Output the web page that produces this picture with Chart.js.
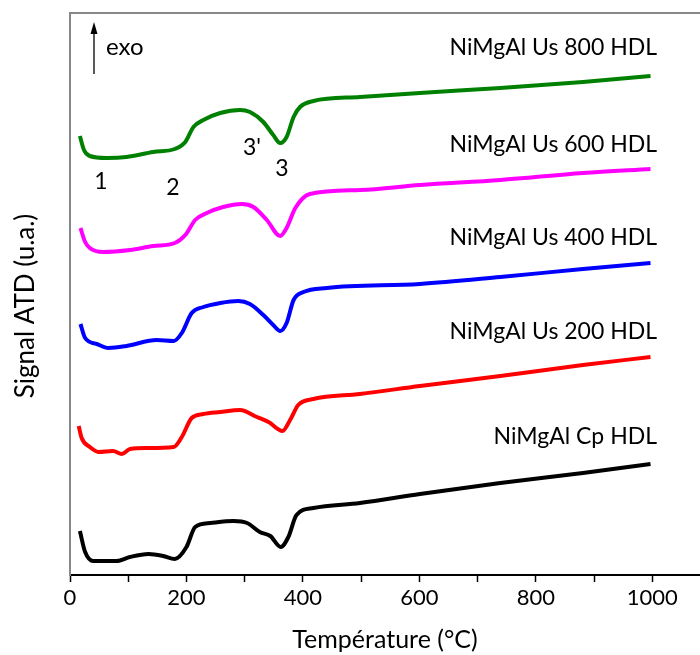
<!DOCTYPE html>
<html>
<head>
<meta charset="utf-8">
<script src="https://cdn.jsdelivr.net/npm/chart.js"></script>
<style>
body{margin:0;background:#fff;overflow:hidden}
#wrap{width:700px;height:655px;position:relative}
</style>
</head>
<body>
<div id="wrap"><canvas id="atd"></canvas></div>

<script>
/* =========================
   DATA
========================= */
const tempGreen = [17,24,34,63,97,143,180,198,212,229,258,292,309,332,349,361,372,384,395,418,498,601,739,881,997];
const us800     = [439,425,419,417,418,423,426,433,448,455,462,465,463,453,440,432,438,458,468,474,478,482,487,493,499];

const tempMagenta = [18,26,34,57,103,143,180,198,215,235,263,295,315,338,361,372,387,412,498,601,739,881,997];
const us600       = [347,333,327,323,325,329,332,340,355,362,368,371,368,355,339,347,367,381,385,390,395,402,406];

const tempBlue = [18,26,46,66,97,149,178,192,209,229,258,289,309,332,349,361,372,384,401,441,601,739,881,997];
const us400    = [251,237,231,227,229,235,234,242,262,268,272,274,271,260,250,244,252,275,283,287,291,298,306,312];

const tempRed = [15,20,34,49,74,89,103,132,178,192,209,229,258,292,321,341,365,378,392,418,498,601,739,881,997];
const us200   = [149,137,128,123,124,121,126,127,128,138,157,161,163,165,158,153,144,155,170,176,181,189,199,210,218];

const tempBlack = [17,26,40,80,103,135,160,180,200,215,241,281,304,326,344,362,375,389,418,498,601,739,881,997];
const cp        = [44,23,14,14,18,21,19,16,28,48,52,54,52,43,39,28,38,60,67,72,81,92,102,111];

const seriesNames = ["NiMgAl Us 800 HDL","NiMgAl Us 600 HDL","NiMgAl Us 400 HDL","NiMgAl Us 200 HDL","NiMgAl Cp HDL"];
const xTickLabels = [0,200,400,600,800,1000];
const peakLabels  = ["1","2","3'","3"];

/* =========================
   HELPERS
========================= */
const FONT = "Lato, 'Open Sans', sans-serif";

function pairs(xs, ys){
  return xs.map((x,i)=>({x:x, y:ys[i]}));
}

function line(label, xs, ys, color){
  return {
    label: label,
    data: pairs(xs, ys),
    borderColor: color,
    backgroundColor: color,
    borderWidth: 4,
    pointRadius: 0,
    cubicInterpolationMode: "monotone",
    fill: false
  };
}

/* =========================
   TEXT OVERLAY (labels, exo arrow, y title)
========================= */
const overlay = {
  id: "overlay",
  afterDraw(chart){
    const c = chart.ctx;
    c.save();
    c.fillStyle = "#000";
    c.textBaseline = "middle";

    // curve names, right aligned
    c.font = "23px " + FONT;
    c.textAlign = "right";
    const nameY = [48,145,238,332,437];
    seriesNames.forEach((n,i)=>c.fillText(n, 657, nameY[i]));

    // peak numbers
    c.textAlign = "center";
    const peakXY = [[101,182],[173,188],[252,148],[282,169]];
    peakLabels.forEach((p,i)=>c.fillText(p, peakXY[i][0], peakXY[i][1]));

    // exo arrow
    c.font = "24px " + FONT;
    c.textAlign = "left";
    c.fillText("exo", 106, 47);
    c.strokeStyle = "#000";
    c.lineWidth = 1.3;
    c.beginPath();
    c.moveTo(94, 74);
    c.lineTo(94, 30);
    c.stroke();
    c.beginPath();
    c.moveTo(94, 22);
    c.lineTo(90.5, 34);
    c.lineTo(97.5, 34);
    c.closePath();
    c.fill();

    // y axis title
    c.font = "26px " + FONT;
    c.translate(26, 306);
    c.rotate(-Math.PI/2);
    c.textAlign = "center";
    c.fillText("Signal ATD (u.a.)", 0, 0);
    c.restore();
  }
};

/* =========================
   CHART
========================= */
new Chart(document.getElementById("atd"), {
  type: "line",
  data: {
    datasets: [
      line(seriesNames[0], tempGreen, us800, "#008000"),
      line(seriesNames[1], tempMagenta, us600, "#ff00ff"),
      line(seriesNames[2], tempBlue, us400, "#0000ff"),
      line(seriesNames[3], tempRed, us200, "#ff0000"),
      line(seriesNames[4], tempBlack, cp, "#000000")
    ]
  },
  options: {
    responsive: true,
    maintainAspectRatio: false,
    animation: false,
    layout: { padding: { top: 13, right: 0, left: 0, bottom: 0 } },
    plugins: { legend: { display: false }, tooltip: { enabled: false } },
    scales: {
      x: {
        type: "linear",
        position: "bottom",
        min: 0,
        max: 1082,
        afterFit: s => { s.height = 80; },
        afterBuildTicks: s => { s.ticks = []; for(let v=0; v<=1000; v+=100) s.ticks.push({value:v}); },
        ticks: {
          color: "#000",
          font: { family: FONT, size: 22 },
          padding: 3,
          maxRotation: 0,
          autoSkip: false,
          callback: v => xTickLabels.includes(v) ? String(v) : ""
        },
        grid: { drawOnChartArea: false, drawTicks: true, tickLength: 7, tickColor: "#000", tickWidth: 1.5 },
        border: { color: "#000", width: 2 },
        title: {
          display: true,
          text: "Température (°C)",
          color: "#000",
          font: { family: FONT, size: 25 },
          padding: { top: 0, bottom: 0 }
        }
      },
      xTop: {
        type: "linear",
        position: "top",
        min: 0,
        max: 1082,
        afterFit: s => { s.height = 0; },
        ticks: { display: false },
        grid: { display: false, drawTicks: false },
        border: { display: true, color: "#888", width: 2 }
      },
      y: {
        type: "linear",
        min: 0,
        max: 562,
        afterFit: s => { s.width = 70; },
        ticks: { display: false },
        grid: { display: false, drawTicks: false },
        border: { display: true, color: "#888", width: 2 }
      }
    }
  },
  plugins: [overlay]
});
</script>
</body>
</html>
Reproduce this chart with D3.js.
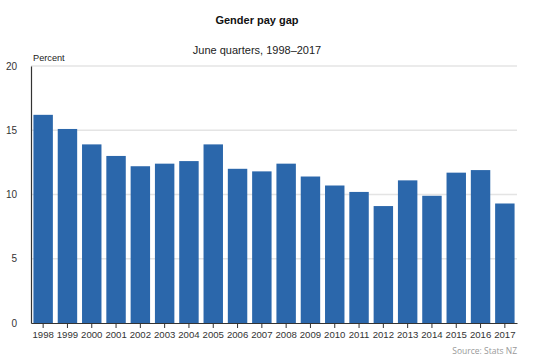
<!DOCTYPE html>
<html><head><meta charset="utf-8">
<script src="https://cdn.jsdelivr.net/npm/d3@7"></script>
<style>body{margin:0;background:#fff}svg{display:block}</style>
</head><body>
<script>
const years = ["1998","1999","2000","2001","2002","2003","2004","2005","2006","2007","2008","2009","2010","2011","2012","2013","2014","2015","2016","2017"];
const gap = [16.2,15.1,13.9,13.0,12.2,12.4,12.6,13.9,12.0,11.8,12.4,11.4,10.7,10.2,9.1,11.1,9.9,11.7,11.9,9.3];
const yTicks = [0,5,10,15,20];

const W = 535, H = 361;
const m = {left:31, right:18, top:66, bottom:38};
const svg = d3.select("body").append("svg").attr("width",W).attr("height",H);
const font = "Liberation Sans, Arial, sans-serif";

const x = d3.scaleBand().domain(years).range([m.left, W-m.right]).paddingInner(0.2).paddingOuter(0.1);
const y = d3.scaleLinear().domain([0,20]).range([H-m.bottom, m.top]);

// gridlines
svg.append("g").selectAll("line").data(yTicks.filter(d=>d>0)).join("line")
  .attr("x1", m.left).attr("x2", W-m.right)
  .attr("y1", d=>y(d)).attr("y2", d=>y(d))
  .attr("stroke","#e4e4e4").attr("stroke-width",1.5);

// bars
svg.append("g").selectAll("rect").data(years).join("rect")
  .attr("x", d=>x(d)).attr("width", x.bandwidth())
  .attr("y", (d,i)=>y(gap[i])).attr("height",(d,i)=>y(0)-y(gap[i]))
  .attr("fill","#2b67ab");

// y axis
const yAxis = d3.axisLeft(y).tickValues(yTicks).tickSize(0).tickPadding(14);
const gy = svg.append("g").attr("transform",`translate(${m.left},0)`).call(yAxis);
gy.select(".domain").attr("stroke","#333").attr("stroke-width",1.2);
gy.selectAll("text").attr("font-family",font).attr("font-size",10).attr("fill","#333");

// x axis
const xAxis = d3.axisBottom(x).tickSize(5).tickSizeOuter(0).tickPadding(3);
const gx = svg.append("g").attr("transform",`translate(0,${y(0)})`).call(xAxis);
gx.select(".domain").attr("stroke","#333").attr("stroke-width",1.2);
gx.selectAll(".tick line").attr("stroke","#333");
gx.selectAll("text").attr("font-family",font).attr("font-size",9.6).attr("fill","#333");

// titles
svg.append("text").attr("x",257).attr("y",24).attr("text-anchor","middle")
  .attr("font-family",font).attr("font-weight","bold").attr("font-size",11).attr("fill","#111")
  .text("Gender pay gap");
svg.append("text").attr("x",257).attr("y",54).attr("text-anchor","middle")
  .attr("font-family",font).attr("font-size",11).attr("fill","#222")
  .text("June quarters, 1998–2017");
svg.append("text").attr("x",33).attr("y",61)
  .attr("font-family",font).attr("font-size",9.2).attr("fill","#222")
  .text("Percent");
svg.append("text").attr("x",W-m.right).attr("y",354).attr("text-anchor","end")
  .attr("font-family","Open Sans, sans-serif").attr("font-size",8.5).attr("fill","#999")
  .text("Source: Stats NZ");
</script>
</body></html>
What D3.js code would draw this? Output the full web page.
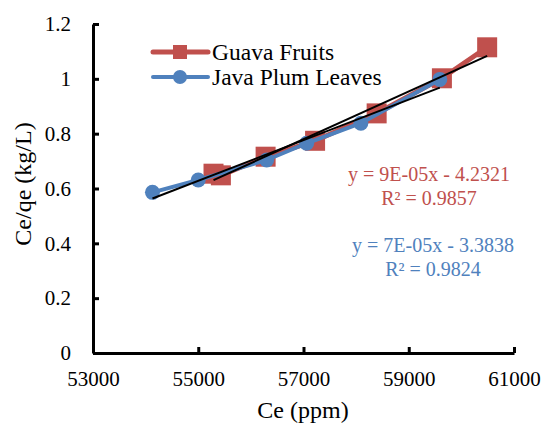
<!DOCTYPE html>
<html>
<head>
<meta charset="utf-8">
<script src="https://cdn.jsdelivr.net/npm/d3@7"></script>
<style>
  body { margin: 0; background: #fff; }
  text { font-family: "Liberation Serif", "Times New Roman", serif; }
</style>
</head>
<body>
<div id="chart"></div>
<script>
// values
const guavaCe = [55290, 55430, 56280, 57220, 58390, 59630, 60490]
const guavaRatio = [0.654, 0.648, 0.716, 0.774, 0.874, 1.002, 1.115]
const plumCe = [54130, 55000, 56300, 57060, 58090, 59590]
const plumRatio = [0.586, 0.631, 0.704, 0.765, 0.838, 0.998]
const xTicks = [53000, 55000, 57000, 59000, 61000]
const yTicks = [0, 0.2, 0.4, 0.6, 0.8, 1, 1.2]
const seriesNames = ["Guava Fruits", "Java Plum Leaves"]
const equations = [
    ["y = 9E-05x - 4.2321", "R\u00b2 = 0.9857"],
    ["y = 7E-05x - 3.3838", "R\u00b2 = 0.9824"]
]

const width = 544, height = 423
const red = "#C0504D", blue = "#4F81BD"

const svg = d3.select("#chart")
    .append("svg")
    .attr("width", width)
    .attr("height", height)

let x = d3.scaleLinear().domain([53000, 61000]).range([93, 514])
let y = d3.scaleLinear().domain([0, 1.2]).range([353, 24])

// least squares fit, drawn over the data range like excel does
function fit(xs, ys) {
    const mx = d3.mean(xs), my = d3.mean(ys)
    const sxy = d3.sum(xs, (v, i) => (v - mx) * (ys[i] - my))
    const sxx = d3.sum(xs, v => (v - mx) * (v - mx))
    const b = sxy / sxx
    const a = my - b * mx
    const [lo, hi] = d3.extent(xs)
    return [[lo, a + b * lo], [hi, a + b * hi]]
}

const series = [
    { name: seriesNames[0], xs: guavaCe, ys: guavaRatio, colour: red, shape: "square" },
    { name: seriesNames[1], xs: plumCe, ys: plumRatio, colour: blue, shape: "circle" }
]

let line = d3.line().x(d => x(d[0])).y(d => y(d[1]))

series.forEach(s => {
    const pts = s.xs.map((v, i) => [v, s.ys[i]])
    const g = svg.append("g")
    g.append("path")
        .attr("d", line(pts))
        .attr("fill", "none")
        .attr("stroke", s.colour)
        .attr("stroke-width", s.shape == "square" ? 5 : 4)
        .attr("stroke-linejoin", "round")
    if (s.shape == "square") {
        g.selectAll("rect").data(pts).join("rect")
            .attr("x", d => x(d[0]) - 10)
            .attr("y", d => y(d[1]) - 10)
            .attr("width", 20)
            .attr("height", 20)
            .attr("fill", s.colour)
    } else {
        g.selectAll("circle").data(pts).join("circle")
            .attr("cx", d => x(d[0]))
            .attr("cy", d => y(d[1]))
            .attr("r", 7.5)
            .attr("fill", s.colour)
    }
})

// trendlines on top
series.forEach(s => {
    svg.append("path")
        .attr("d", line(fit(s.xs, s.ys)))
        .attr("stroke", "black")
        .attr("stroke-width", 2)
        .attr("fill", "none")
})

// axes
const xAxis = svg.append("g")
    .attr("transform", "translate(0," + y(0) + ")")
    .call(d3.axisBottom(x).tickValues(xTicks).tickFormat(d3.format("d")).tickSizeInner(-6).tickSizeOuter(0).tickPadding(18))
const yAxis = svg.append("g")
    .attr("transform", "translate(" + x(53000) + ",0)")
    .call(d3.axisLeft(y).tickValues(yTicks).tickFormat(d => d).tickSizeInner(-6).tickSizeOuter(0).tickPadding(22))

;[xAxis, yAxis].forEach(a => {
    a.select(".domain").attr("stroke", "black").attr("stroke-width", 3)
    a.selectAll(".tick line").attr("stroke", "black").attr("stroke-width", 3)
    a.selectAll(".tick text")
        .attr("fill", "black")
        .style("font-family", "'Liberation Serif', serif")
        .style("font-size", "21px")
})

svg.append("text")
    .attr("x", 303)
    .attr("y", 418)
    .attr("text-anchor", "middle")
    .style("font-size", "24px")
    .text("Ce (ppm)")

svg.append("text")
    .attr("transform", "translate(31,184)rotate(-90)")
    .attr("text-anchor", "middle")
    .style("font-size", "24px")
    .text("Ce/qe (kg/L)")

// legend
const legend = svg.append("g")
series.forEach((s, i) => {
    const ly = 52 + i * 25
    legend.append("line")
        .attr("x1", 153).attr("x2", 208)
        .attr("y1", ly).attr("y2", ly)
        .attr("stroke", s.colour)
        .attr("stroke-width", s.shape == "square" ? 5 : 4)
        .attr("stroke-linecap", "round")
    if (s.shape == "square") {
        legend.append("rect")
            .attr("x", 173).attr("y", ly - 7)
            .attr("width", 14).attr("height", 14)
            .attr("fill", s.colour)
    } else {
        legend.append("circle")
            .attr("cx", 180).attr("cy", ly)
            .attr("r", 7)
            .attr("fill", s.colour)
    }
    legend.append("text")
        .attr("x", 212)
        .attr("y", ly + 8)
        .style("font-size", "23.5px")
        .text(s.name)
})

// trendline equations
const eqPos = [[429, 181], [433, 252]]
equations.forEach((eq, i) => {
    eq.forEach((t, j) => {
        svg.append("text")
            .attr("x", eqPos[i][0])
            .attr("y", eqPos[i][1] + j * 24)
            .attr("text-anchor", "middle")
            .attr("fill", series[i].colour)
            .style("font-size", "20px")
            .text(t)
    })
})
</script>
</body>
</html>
- - - - -
WORK TO DO: Make an exact copy of the lines from the one holding "What D3.js code" through the one holding "let line = d3.line().x(d", end lines included, without the pictures.

FULL RESPONSE:
What D3.js code would draw this? Output the full web page.
<!DOCTYPE html>
<html>
<head>
<meta charset="utf-8">
<script src="https://cdn.jsdelivr.net/npm/d3@7"></script>
<style>
  body { margin: 0; background: #fff; }
  text { font-family: "Liberation Serif", "Times New Roman", serif; }
</style>
</head>
<body>
<div id="chart"></div>
<script>
// values
const guavaCe = [55290, 55430, 56280, 57220, 58390, 59630, 60490]
const guavaRatio = [0.654, 0.648, 0.716, 0.774, 0.874, 1.002, 1.115]
const plumCe = [54130, 55000, 56300, 57060, 58090, 59590]
const plumRatio = [0.586, 0.631, 0.704, 0.765, 0.838, 0.998]
const xTicks = [53000, 55000, 57000, 59000, 61000]
const yTicks = [0, 0.2, 0.4, 0.6, 0.8, 1, 1.2]
const seriesNames = ["Guava Fruits", "Java Plum Leaves"]
const equations = [
    ["y = 9E-05x - 4.2321", "R\u00b2 = 0.9857"],
    ["y = 7E-05x - 3.3838", "R\u00b2 = 0.9824"]
]

const width = 544, height = 423
const red = "#C0504D", blue = "#4F81BD"

const svg = d3.select("#chart")
    .append("svg")
    .attr("width", width)
    .attr("height", height)

let x = d3.scaleLinear().domain([53000, 61000]).range([93, 514])
let y = d3.scaleLinear().domain([0, 1.2]).range([353, 24])

// least squares fit, drawn over the data range like excel does
function fit(xs, ys) {
    const mx = d3.mean(xs), my = d3.mean(ys)
    const sxy = d3.sum(xs, (v, i) => (v - mx) * (ys[i] - my))
    const sxx = d3.sum(xs, v => (v - mx) * (v - mx))
    const b = sxy / sxx
    const a = my - b * mx
    const [lo, hi] = d3.extent(xs)
    return [[lo, a + b * lo], [hi, a + b * hi]]
}

const series = [
    { name: seriesNames[0], xs: guavaCe, ys: guavaRatio, colour: red, shape: "square" },
    { name: seriesNames[1], xs: plumCe, ys: plumRatio, colour: blue, shape: "circle" }
]

let line = d3.line().x(d => x(d[0])).y(d => y(d[1]))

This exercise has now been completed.